Health

An Antidote to the COBRA Trap

Medicare has strict rules for enrollment. Most seniors are automatically signed up for Medicare Part A, the portion of the program that covers hospital care, when they turn 65, as long as they’re collecting Social Security.
Enrollment in Medicare Parts B and D – which cover physician services and prescription drugs, respectively – can be delayed if a person is still actively at work and covered by an employer-sponsored plan related to their employment.
However, the enrollment process for those who delay can be confusing – and can lead to costly mistakes. Here are a few seniors who were forced to reckon with just those kinds of mistakes:
One is a 67-year-old schoolteacher who held off on enrolling in Medicare Part B to ensure that his younger, ailing wife could keep the health coverage they’d enjoyed for years.

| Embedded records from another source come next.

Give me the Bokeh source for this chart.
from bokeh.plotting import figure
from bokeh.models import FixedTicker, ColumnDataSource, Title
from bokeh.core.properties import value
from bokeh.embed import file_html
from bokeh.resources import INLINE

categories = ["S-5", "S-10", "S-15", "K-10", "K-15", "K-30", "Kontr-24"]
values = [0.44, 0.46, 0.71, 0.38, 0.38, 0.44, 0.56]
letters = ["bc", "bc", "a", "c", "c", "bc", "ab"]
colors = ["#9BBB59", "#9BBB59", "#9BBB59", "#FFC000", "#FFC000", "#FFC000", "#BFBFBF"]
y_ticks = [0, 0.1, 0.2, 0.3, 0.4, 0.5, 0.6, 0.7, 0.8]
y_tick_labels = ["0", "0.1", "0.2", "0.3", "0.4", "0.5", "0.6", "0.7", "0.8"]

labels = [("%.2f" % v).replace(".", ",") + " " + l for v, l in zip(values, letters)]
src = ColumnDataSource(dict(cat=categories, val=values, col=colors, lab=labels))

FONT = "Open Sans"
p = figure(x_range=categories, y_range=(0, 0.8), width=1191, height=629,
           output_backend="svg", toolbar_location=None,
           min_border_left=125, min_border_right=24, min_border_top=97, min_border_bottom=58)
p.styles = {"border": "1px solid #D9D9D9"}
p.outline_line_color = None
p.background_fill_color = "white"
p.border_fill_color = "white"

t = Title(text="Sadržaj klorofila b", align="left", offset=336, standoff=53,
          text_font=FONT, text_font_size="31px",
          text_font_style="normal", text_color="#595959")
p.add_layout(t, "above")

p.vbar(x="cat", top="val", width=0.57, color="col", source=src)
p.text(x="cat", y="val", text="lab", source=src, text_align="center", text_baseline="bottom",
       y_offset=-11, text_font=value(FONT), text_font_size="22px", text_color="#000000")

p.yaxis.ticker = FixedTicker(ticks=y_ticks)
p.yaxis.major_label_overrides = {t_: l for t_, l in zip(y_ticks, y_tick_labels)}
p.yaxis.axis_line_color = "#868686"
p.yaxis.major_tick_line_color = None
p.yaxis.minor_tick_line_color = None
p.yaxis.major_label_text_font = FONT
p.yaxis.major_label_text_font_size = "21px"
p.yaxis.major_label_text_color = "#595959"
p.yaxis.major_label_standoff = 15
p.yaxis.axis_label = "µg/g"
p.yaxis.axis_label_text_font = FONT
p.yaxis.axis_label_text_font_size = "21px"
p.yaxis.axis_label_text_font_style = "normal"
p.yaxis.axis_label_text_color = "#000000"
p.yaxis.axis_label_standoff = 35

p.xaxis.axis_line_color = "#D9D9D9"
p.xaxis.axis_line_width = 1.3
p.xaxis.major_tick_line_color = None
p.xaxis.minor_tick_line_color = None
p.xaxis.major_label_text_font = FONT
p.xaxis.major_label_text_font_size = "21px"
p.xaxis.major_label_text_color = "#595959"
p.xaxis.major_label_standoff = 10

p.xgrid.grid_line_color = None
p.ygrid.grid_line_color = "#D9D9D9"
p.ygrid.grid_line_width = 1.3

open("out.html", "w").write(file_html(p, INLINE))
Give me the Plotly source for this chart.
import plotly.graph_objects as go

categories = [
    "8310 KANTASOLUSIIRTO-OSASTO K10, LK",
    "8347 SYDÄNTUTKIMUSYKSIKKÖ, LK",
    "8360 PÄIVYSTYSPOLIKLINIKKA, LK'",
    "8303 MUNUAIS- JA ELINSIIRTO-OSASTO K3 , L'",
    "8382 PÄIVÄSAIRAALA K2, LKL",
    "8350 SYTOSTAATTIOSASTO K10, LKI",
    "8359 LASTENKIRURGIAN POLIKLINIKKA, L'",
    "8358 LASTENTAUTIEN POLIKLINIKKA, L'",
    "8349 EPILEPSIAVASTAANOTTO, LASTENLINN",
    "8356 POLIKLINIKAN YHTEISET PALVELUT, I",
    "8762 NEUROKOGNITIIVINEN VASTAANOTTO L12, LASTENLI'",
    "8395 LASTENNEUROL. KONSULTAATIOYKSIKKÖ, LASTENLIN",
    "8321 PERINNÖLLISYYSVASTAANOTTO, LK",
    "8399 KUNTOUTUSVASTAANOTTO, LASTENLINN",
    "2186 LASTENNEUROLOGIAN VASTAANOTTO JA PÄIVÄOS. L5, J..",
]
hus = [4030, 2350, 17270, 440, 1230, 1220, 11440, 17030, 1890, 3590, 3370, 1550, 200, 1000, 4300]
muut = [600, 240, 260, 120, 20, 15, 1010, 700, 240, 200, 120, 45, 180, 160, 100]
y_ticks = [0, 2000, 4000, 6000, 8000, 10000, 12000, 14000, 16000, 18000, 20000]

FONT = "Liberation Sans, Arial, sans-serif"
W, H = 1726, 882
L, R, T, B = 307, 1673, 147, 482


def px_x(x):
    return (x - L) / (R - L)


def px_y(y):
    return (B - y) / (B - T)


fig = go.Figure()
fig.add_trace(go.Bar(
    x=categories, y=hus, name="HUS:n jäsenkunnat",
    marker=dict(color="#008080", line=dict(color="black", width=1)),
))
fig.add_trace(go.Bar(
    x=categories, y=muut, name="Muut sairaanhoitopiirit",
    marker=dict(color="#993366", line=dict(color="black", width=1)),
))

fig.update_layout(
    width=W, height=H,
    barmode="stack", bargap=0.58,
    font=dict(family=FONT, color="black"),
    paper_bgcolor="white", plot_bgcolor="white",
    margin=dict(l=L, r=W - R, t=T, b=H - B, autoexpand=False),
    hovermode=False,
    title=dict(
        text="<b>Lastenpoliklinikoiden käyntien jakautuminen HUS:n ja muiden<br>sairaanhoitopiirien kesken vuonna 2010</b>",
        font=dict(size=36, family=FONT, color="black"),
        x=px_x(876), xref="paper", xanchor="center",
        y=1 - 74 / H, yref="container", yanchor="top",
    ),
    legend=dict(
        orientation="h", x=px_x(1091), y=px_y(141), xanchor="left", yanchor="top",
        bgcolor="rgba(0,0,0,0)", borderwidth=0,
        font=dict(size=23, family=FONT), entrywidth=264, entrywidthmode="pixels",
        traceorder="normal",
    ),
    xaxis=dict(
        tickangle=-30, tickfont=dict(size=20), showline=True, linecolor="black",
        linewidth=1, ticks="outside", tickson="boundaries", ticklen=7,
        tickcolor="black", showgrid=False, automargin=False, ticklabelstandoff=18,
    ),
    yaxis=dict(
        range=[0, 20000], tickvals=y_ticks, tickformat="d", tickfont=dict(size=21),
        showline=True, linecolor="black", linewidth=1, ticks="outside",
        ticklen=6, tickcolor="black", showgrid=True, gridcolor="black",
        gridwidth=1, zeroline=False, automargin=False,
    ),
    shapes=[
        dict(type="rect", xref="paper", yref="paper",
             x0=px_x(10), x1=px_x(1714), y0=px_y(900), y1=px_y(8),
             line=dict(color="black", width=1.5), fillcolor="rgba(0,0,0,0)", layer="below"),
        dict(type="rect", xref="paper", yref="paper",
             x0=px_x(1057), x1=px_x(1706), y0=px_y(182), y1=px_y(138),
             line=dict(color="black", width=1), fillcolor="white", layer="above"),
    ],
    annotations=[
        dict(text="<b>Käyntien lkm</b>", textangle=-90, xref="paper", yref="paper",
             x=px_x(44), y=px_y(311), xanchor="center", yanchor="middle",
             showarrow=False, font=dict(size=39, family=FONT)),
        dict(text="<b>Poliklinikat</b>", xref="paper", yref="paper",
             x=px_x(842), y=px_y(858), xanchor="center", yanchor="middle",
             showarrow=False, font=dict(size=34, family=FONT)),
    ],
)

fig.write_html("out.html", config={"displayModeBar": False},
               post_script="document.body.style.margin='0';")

Another is a cancer survivor who, having met her deductible under her employer-sponsored plan, wanted to complete her chemotherapy regimen before switching to Medicare.
Then there’s the widow who found herself uninsured for months after not moving quickly enough to sign up for Medicare Parts B and D in the wake of her husband’s death.
All three of these seniors decided to delay enrollment in Medicare Parts B and D to stay on their employer-sponsored insurance under the terms of a federal law called COBRA, which permits people to extend their health benefits after leaving a job by paying the premiums themselves.
Unfortunately, all three seniors also ended up facing significant financial penalties and delays in securing Part B coverage. That’s unfair and has to change.
The number of seniors subject to this COBRA trap is growing. According to the Bureau of Labor Statistics, seniors have surpassed the young and middle-aged as the fastest-growing segment of the workforce. They now account for over 16 percent of U.S. workers – up from 12.1 percent in 1990.
For working seniors with employer-sponsored plans, it may make sense to delay enrollment in Parts B and D to avoid paying premiums for coverage they don’t yet need. Others may defer enrollment so that a younger spouse can stay on an employer-sponsored plan.
Medicare allows seniors to delay enrollment without penalty if they have coverage through work. But once they retire and coverage ends, they have an eight-month window – or “special enrollment period” – to enroll in Medicare Parts B and D without incurring fines.
If they miss that window, they could face late enrollment penalties of up to 10 percent for every year late – and have to pay higher premiums for the rest of their lives. They could even have to go without insurance while they wait for the next sign-up period.
The open enrollment window closes even faster for seniors who keep their employer-sponsored coverage through COBRA.
Medicare does not recognize COBRA as “creditable coverage,” that is, coverage as good as or better than Medicare. So a senior who chooses to continue his or her workplace coverage through COBRA begins racking up late enrollment penalties almost immediately.
That makes little sense. The only difference between employer-sponsored coverage and that obtained through COBRA is who is paying the premium – the employer or the former employee.
Medicare has its reasons for these strict rules. Limiting enrollment periods to two or three months a year and imposing late penalties helps discourage patients from waiting to sign up for coverage until they’re sick and need care.
But the seniors using COBRA are not looking to pull one over on the system. They’re still paying premiums on the plans they were covered by through their employers.
At most, they made an honest mistake – one for which they’ll pay for the rest of their lives. And it’s a mistake that will grow more common as seniors work later and later in life – unless Congress dismantles this COBRA trap.
Janet Trautwein is CEO of the National Association of Health Underwriters.